The root of NASA's problems with unrealized goals come from the regular rotation in the White House. Obama's second term will end in 2016, which means SLS will still be three years from flying when someone new takes over the Oval Office. A lot has to happen before NASA can start building its new big rocket, and if we still don't have flight hardware by 2016, there's a chance we never will. Budget overruns and slipping schedules (both of which we've already seen with SLS) will only compound the problem.

In 1963, President Kennedy asked NASA Administrator James Webb if he'd be in office when Apollo landed on the Moon. No, Webb replied. Even if Kennedy had had a second term in office, he wouldn't have been the guest of honour the day Apollo 11 launched.

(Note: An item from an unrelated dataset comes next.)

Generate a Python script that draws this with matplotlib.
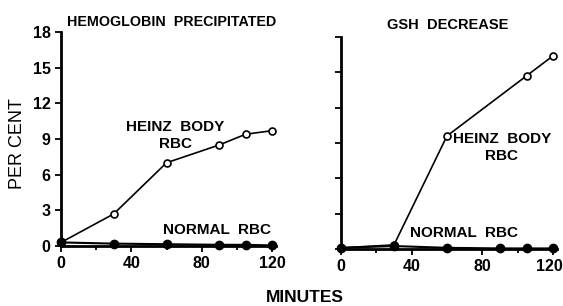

A president with two terms certainly gets us closer to seeing big missions become a reality, but ultimately if every president forces NASA to start over, we're going to have a really hard time getting anywhere. There's some buzz around the space-geeks online that there's a big announcement coming from NASA soon of a big, exciting mission around which the nation can rally. But it's sort of dangerous to get your hopes up. I'd love to see the SLS fly, and I know launch pad and logistic preparations are underway, but it's still unclear where the program will end up.

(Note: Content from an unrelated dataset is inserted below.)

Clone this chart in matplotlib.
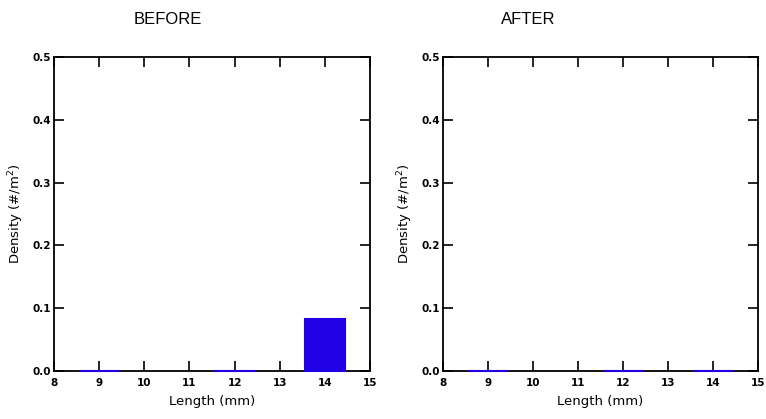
import matplotlib
matplotlib.use("Agg")
import matplotlib.pyplot as plt

lengths = [9, 12, 14]
before_density = [0.0, 0.0, 0.083]
after_density = [0.0, 0.0, 0.0]
titles = ["BEFORE", "AFTER"]
xticks = [8, 9, 10, 11, 12, 13, 14, 15]
yticks = [0.0, 0.1, 0.2, 0.3, 0.4, 0.5]

W, H = 766, 419
fig = plt.figure(figsize=(W / 100, H / 100), dpi=100)
bar_color = "#2200E6"

positions = [(54, 57, 370, 371), (443, 57, 758, 371)]
title_x = [168, 528]
for (x0, y0, x1, y1), vals, title, tx in zip(positions, [before_density, after_density], titles, title_x):
    ax = fig.add_axes([x0 / W, 1 - y1 / H, (x1 - x0) / W, (y1 - y0) / H])
    bars = ax.bar(lengths, vals, width=0.9, color=bar_color, edgecolor=bar_color,
                  linewidth=1.5, zorder=5)
    for b in bars:
        b.set_clip_on(False)
    ax.set_xlim(8, 15)
    ax.set_ylim(0, 0.5)
    ax.set_xticks(xticks)
    ax.set_yticks(yticks)
    ax.set_yticklabels([f"{v:.1f}" for v in yticks])
    ax.tick_params(direction="in", top=True, right=True, length=7, width=1.2,
                   labelsize=7.5, pad=2)
    ax.tick_params(axis="x", pad=5)
    for lab in ax.get_xticklabels() + ax.get_yticklabels():
        lab.set_fontweight("semibold")
    for s in ax.spines.values():
        s.set_linewidth(1.3)
    ax.set_xlabel("Length (mm)", fontsize=9.5, labelpad=5)
    ax.set_ylabel("Density (#/m$^2$)", fontsize=9.5, labelpad=5)
    fig.text(tx / W, 1 - 20 / H, title, ha="center", va="center", fontsize=12,
             family="Liberation Sans")

fig.savefig("out.png", dpi=100)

What's lacking in all these proposed missions is sustainability. Going to the Moon, Mars, and asteroids are billed as standalone, exciting flights, with manned outposts and research stations springing up some time in the future. But while they sound wonderful, those plans don’t do a great job of laying out all the little steps it takes to get there. What we need is a vision for our future in space that sees a progressive and methodical foundation laid in space before taking these grand missions. A progressive approach is suspiciously missing from NASA's plans, and this might come back to haunt the agency.